Zelensky’s privatization programme faces one of its biggest challenges as he looks to drive through legislation for privatizing agricultural land. Overturning the ban should, in principle, raise up to $22.5bn, and have a transformative effect on investment and growth in the sector. But the move is very contentious, with widespread concerns that the move will serve only to increase inequality and open-up the sector to domination by external businesses. The reform will have to be handled with real skill if it is not to backfire on the administration.

One way or the other Zelensky is going to have to address the Kolomoisky issue.

Widely viewed as the puppet master behind his presidential win, a perception that was reinforced by the appointment of Kolomoisky allies to key government posts and a series of policy decisions that came straight out of the oligarch’s playbook, Zelensky has subsequently put some distance between himself and his former patron.
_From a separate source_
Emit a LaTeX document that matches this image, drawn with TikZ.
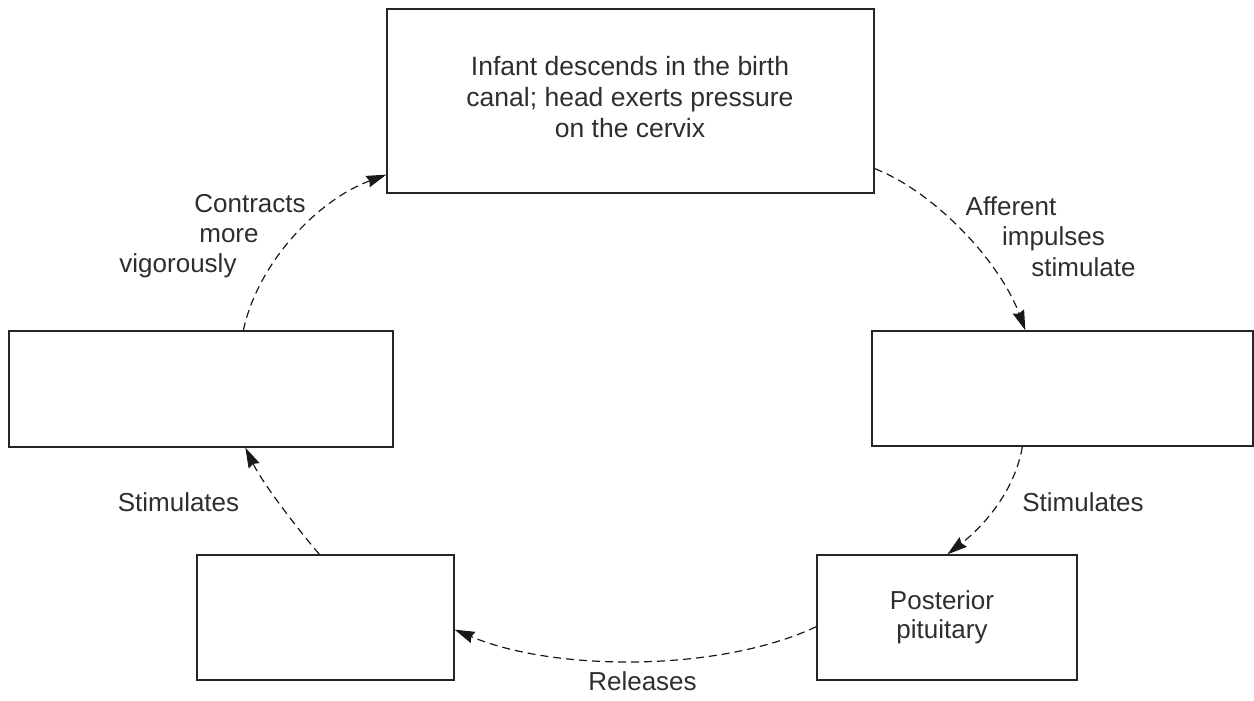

Yet, the litmus test for Zelensky will be his handling of the ongoing dispute over the 2016 PrivatBank privatization, Ukraine’s largest commercial lender. Formerly controlled by Kolomoisky, the bank was nationalized after a $5.5bn hole was found in its accounts which the authorities claim came was due to fraud. Kolomoisky refutes the allegations, and Ukrainian lawmakers are preparing to vote on bank legislation that would frustrate any attempts to return the nationalized company to its original owners, including Kolomoisky. The world is watching closely, including the IMF who have made this anti-corruption measure a condition of their next loan.

If this was not enough, Ukraine is, along with most of the rest of the world, having to wrestle with the traumatic impact of the COVID-19 pandemic. This is compounding existing challenges, including in the energy sector where it has triggered the temporary closure of dozens of mines, and has within a matter of weeks turned a healthy macro-economic situation into one in which growth is expected to fall by 3.7%, unemployment will hit 9.4%, and the budget deficit will grow threefold.

So, whilst Zelensky may have exceeded expectations, admittedly extremely low, during his first year, in many respects the real tests are still to come. For the people of Ukraine, the hope is that he does have the last laugh.